I’ve been thinking about light at darkness. I have some unanswered questions. I’m wrestling with them, I fear that I may be asking them for a very long time. I’m Ok with that, I will live the questions. The one question I do not have: “Is there a God.” I know there is, I know that God can handle all my questions. God is not scared of my questions.
Its Chocolate Raspberry Tart, and its paleo. So much love.
I’ve been wondering why they say time heals all wounds. Who is “they” once and for all!! Time also decays our bodies to nothing. How’s that for wound healing? All right I sound jaded, I’m not. Just that those pat answers are not helpful to me, they grate at me. I feel like I am at war with time. We want it to go slow sometimes, and fast others, we want to go back or forward, we want time to stop. I am not sure I’ll be content with time.
Heavens its the best tart ever. I love that I can still eat Chocolate.
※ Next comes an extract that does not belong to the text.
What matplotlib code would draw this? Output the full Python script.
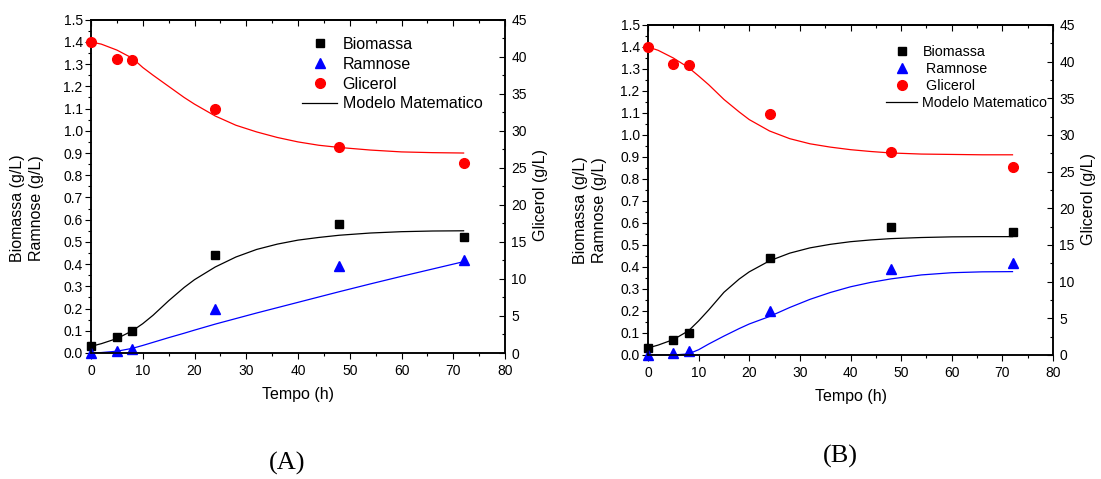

So God is outside time…beginning and end….knows the past and future. Well this is part of the answer to one of my questions. I’m praying for my children, have been for a number of years. Asking God to knit kindness into them, to breathe hope into their bones, to speak joy to their first steps, to mold them with obedience and gratitude. I’m praying for people who don’t exist on my planet yet. So we can pray for people who have not arrived, or who have left. You can’t stop me from doing so. It gives me the most peace of all things. Knowing that the creator is outside time is my favorite thought this holiday season.
You should make a tart and pray outside time. I recommend it.